» **STATED PROBLEM**
Skip every image and restate the data word for word.

» **GIVEN INFORMATION**
================================

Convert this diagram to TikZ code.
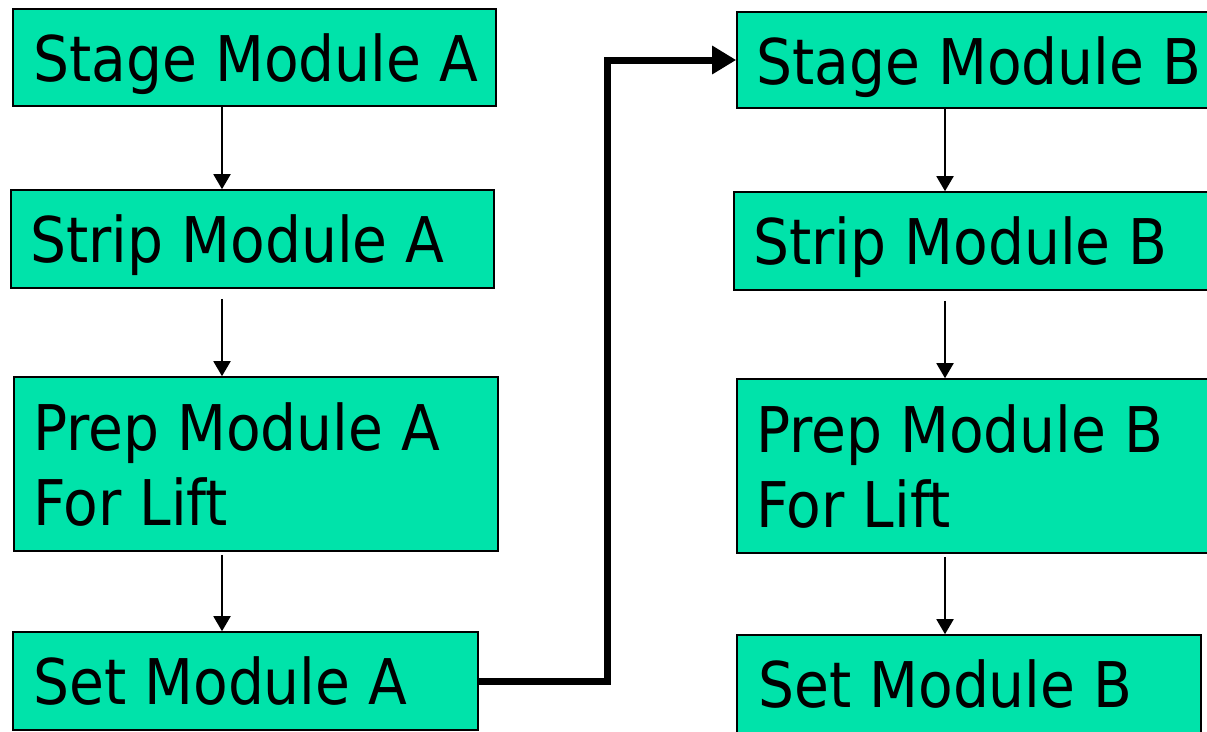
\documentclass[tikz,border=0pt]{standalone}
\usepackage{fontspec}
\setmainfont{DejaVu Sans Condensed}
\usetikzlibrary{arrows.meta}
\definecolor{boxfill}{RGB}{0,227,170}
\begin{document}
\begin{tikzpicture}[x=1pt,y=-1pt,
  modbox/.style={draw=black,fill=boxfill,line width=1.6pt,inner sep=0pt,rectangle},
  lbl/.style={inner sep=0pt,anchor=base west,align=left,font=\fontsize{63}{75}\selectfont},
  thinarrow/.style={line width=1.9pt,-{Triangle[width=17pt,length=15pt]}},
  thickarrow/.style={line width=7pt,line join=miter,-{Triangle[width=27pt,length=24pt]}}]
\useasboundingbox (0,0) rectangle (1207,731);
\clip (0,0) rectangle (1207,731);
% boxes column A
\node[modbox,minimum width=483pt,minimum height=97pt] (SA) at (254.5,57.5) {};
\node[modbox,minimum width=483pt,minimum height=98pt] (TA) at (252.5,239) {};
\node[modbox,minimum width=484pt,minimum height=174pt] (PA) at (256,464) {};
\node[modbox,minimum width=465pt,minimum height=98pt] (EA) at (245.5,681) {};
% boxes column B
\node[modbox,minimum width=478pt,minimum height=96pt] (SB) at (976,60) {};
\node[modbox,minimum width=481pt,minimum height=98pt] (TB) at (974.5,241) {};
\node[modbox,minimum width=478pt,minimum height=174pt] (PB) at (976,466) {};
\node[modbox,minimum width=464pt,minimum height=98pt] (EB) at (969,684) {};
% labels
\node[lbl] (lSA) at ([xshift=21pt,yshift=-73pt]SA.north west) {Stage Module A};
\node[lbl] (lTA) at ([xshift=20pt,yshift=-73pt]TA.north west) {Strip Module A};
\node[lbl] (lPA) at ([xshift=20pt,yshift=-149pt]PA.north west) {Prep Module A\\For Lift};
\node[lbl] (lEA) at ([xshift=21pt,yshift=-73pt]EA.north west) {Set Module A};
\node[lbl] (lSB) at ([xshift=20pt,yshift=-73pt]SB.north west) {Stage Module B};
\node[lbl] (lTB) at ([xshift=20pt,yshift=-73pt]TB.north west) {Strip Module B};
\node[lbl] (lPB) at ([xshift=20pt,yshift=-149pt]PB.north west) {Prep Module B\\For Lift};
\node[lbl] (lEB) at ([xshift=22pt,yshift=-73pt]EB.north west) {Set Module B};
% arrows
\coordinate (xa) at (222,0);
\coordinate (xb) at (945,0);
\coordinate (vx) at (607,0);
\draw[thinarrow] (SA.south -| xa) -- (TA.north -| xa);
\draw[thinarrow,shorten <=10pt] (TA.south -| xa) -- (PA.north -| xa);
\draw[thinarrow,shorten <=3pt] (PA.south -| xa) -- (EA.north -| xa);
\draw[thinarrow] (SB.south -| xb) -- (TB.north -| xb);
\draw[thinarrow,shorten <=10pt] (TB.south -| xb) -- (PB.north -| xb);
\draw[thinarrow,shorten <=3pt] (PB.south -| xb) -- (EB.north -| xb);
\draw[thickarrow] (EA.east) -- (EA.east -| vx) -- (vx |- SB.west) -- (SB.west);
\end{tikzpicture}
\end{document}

================================

» **REPLY**
Convert this diagram to TikZ code.
\documentclass[tikz,border=0pt]{standalone}
\usepackage{fontspec}
\setmainfont{DejaVu Sans Condensed}
\usetikzlibrary{arrows.meta}
\definecolor{boxfill}{RGB}{0,227,170}
\begin{document}
\begin{tikzpicture}[x=1pt,y=-1pt,
  modbox/.style={draw=black,fill=boxfill,line width=1.6pt,inner sep=0pt,rectangle},
  lbl/.style={inner sep=0pt,anchor=base west,align=left,font=\fontsize{63}{75}\selectfont},
  thinarrow/.style={line width=1.9pt,-{Triangle[width=17pt,length=15pt]}},
  thickarrow/.style={line width=7pt,line join=miter,-{Triangle[width=27pt,length=24pt]}}]
\useasboundingbox (0,0) rectangle (1207,731);
\clip (0,0) rectangle (1207,731);
% boxes column A
\node[modbox,minimum width=483pt,minimum height=97pt] (SA) at (254.5,57.5) {};
\node[modbox,minimum width=483pt,minimum height=98pt] (TA) at (252.5,239) {};
\node[modbox,minimum width=484pt,minimum height=174pt] (PA) at (256,464) {};
\node[modbox,minimum width=465pt,minimum height=98pt] (EA) at (245.5,681) {};
% boxes column B
\node[modbox,minimum width=478pt,minimum height=96pt] (SB) at (976,60) {};
\node[modbox,minimum width=481pt,minimum height=98pt] (TB) at (974.5,241) {};
\node[modbox,minimum width=478pt,minimum height=174pt] (PB) at (976,466) {};
\node[modbox,minimum width=464pt,minimum height=98pt] (EB) at (969,684) {};
% labels
\node[lbl] (lSA) at ([xshift=21pt,yshift=-73pt]SA.north west) {Stage Module A};
\node[lbl] (lTA) at ([xshift=20pt,yshift=-73pt]TA.north west) {Strip Module A};
\node[lbl] (lPA) at ([xshift=20pt,yshift=-149pt]PA.north west) {Prep Module A\\For Lift};
\node[lbl] (lEA) at ([xshift=21pt,yshift=-73pt]EA.north west) {Set Module A};
\node[lbl] (lSB) at ([xshift=20pt,yshift=-73pt]SB.north west) {Stage Module B};
\node[lbl] (lTB) at ([xshift=20pt,yshift=-73pt]TB.north west) {Strip Module B};
\node[lbl] (lPB) at ([xshift=20pt,yshift=-149pt]PB.north west) {Prep Module B\\For Lift};
\node[lbl] (lEB) at ([xshift=22pt,yshift=-73pt]EB.north west) {Set Module B};
% arrows
\coordinate (xa) at (222,0);
\coordinate (xb) at (945,0);
\coordinate (vx) at (607,0);
\draw[thinarrow] (SA.south -| xa) -- (TA.north -| xa);
\draw[thinarrow,shorten <=10pt] (TA.south -| xa) -- (PA.north -| xa);
\draw[thinarrow,shorten <=3pt] (PA.south -| xa) -- (EA.north -| xa);
\draw[thinarrow] (SB.south -| xb) -- (TB.north -| xb);
\draw[thinarrow,shorten <=10pt] (TB.south -| xb) -- (PB.north -| xb);
\draw[thinarrow,shorten <=3pt] (PB.south -| xb) -- (EB.north -| xb);
\draw[thickarrow] (EA.east) -- (EA.east -| vx) -- (vx |- SB.west) -- (SB.west);
\end{tikzpicture}
\end{document}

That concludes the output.